▶ **What to work on**
Reproduce exactly, and nothing else, the lines from the one that contains "Give me the" through the one that contains "0.69991,0.69955,0.69949,0.69901,0.69854,0.69816,0.69806];". Leave the pictures out.

▶ **Data shown**
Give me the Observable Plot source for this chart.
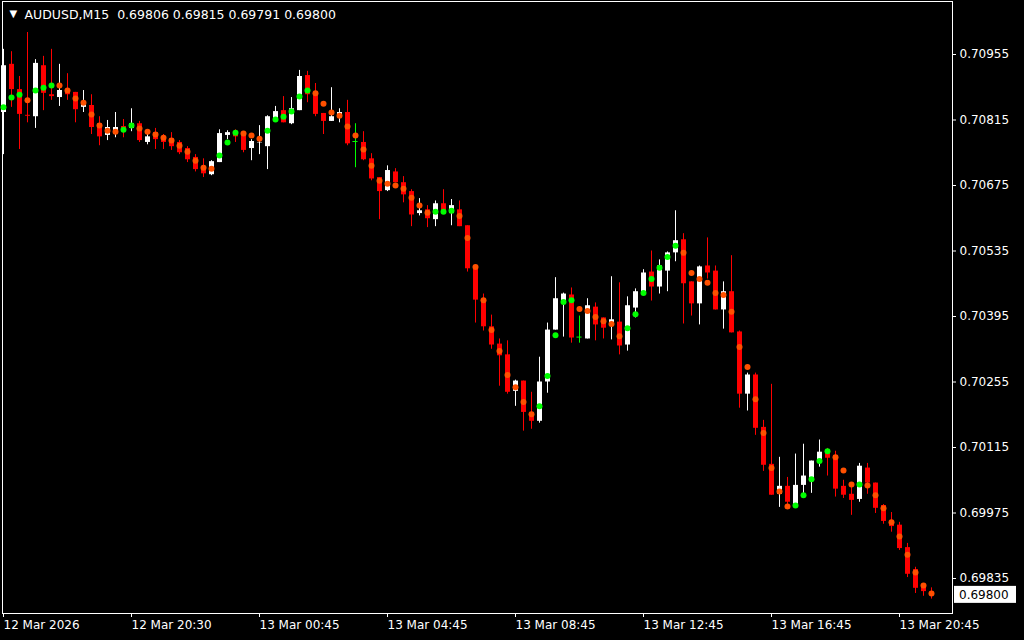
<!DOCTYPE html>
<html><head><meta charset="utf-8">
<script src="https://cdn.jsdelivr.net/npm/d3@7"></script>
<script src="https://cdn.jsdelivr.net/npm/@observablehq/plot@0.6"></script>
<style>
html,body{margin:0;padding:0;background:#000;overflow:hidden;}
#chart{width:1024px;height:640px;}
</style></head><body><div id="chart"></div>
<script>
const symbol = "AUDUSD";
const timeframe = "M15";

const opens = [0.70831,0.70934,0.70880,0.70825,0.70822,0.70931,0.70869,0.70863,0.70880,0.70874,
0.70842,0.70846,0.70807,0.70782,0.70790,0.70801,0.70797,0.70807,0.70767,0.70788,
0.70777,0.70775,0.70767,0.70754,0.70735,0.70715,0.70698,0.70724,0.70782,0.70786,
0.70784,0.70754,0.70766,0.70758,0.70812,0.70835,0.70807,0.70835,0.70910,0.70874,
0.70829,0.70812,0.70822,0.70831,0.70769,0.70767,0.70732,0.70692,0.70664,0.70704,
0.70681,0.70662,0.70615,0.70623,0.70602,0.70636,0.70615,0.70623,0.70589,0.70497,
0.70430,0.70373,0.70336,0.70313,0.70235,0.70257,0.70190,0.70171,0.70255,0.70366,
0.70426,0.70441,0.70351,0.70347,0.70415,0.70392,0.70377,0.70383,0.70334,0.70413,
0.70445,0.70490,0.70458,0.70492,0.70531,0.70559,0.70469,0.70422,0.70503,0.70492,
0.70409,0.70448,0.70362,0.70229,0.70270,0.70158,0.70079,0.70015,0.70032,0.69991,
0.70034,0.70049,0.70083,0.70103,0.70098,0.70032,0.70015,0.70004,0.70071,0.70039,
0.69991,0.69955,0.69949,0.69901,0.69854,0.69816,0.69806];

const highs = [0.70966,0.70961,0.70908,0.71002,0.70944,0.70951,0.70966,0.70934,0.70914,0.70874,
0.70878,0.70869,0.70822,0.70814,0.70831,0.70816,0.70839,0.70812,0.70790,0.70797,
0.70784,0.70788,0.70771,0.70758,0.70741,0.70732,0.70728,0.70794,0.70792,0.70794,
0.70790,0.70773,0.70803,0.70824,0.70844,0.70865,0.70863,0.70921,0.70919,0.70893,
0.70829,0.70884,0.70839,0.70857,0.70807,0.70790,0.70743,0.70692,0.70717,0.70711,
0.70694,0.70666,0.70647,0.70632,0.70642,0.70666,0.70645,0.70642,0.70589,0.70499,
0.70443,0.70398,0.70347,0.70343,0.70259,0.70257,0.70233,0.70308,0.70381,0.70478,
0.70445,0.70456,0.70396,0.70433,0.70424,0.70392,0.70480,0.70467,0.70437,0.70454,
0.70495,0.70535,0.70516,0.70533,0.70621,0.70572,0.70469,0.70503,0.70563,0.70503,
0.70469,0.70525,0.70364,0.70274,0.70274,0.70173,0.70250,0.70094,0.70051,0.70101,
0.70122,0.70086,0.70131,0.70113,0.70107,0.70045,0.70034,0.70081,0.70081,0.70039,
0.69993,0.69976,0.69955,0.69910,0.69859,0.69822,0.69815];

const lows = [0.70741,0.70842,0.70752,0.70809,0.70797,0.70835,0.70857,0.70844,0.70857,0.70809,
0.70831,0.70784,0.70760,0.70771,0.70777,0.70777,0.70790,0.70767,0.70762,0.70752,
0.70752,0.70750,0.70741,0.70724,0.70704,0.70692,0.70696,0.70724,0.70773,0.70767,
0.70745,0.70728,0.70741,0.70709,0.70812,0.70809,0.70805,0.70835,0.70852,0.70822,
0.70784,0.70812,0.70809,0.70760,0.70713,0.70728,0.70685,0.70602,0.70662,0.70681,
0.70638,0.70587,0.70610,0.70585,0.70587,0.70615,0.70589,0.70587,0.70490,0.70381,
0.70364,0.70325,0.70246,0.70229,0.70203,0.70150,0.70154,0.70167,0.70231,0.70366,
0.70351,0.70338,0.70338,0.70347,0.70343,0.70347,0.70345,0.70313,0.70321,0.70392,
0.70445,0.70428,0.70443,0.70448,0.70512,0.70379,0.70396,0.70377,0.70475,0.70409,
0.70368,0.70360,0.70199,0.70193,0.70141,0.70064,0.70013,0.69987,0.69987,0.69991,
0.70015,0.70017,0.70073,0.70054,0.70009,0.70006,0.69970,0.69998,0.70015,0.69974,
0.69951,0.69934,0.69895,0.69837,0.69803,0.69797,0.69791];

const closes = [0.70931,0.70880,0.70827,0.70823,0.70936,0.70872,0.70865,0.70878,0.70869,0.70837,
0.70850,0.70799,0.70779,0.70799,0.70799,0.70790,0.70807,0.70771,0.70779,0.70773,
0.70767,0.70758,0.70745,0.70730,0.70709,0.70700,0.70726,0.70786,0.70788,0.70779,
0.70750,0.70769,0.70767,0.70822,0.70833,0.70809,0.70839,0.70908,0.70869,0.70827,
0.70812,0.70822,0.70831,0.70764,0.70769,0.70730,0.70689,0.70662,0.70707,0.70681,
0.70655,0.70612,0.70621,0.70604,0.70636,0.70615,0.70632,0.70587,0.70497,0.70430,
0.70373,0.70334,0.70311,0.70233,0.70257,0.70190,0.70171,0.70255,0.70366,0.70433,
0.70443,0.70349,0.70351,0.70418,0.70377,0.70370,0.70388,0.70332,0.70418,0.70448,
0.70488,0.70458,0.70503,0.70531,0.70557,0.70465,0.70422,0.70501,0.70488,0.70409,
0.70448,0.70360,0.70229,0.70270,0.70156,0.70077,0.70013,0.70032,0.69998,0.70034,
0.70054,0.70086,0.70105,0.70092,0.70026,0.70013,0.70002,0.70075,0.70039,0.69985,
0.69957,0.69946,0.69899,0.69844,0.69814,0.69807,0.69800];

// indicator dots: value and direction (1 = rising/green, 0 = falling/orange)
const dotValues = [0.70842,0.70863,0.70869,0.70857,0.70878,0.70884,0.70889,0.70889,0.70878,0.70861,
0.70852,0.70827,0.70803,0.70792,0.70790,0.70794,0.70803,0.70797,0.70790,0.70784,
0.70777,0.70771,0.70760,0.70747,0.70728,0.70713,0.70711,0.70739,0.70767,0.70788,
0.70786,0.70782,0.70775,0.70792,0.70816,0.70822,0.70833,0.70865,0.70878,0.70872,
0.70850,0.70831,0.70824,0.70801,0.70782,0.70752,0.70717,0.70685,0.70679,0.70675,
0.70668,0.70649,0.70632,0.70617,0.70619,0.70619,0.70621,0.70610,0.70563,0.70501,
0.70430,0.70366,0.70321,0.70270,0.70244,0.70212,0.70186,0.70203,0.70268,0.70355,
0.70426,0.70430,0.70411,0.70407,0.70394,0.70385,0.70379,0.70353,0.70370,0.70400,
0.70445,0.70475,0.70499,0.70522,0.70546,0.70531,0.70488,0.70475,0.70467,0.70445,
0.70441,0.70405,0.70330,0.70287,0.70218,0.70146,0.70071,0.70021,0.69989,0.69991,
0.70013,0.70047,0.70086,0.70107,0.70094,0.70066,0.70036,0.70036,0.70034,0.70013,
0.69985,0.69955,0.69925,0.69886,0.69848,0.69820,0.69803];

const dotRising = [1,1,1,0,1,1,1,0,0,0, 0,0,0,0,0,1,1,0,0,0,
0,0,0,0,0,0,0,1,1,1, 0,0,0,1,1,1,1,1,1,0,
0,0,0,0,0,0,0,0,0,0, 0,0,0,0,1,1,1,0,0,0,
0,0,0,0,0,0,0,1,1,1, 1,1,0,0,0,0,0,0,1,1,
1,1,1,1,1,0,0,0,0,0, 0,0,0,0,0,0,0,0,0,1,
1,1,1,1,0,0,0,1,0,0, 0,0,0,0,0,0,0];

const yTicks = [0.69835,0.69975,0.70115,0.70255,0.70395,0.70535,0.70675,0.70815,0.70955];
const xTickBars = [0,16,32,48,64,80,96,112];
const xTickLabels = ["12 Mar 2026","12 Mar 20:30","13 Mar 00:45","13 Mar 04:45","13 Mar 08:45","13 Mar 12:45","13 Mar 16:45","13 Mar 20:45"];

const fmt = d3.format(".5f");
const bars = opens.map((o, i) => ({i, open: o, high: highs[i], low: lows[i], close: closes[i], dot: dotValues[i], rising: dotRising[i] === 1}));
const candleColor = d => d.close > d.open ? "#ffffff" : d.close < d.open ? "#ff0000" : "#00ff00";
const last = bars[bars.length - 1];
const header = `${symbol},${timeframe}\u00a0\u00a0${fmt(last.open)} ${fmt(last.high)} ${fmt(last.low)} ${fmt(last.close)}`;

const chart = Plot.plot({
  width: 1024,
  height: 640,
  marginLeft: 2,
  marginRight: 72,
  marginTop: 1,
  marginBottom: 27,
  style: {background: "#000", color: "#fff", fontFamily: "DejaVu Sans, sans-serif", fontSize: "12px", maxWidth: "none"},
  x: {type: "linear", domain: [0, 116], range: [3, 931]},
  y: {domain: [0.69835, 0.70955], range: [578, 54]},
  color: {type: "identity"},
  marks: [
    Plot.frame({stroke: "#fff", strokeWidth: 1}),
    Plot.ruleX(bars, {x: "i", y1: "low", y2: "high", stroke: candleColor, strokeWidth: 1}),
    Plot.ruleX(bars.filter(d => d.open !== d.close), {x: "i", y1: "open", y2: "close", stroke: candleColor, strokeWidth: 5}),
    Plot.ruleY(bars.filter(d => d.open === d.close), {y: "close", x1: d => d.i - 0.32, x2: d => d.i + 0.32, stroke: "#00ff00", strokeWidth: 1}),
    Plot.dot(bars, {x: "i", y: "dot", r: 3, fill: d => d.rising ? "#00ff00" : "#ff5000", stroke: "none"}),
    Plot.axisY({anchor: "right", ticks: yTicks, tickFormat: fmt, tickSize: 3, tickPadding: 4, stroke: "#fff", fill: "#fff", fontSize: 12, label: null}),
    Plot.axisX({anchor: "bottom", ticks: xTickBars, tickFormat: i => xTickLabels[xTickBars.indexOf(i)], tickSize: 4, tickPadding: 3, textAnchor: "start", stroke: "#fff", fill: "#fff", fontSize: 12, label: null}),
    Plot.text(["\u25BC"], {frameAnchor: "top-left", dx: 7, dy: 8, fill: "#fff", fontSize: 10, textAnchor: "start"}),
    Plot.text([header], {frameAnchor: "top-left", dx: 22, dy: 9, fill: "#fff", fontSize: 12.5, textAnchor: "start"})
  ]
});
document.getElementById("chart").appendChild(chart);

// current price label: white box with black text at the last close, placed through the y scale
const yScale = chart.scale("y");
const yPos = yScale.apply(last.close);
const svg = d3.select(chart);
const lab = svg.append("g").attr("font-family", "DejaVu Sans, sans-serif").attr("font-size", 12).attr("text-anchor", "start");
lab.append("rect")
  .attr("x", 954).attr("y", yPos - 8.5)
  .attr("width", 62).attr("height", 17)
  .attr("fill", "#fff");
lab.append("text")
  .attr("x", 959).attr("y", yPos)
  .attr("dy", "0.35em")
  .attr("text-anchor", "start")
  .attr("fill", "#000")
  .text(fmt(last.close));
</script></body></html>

---

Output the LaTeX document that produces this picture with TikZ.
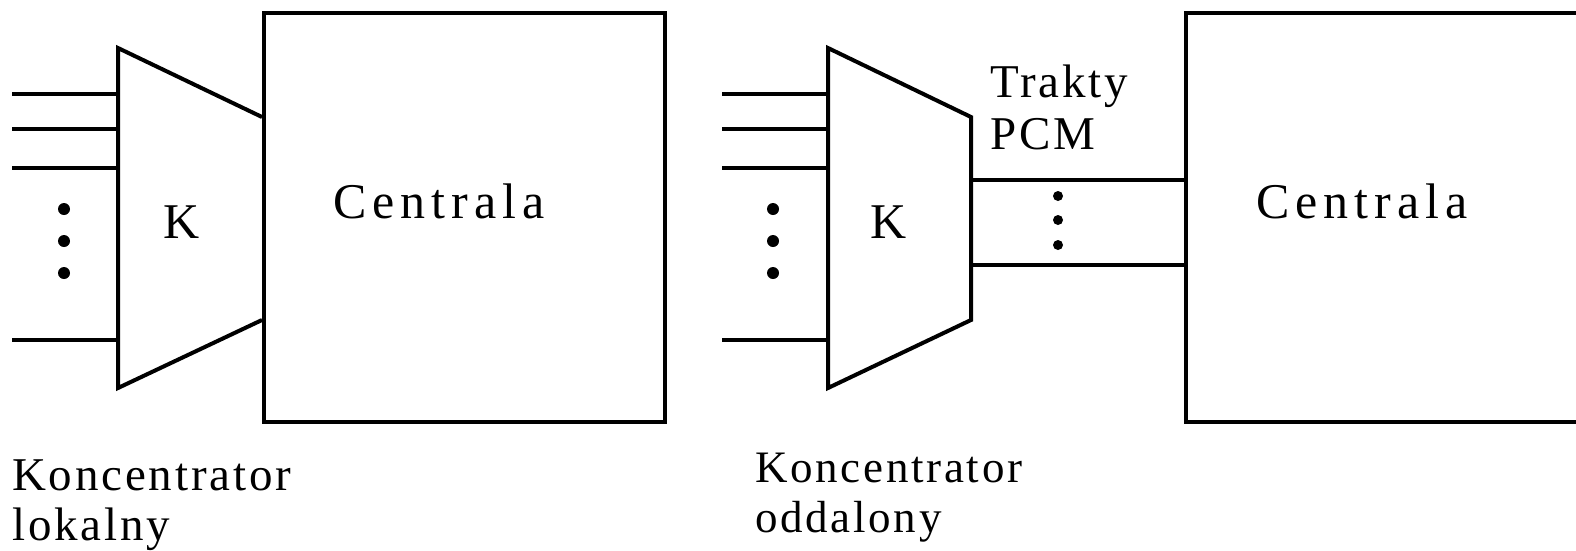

▶ **Answer below**
Give me the Observable Plot source for this chart.
<!DOCTYPE html>
<html><head><meta charset="utf-8">
<script src="https://cdn.jsdelivr.net/npm/d3@7"></script>
<script src="https://cdn.jsdelivr.net/npm/@observablehq/plot@0.6"></script>
<style>
html,body{margin:0;padding:0;background:#000;overflow:hidden;}
#chart{width:1024px;height:640px;}
</style></head><body><div id="chart"></div>
<script>
const symbol = "AUDUSD";
const timeframe = "M15";

const opens = [0.70831,0.70934,0.70880,0.70825,0.70822,0.70931,0.70869,0.70863,0.70880,0.70874,
0.70842,0.70846,0.70807,0.70782,0.70790,0.70801,0.70797,0.70807,0.70767,0.70788,
0.70777,0.70775,0.70767,0.70754,0.70735,0.70715,0.70698,0.70724,0.70782,0.70786,
0.70784,0.70754,0.70766,0.70758,0.70812,0.70835,0.70807,0.70835,0.70910,0.70874,
0.70829,0.70812,0.70822,0.70831,0.70769,0.70767,0.70732,0.70692,0.70664,0.70704,
0.70681,0.70662,0.70615,0.70623,0.70602,0.70636,0.70615,0.70623,0.70589,0.70497,
0.70430,0.70373,0.70336,0.70313,0.70235,0.70257,0.70190,0.70171,0.70255,0.70366,
0.70426,0.70441,0.70351,0.70347,0.70415,0.70392,0.70377,0.70383,0.70334,0.70413,
0.70445,0.70490,0.70458,0.70492,0.70531,0.70559,0.70469,0.70422,0.70503,0.70492,
0.70409,0.70448,0.70362,0.70229,0.70270,0.70158,0.70079,0.70015,0.70032,0.69991,
0.70034,0.70049,0.70083,0.70103,0.70098,0.70032,0.70015,0.70004,0.70071,0.70039,
0.69991,0.69955,0.69949,0.69901,0.69854,0.69816,0.69806];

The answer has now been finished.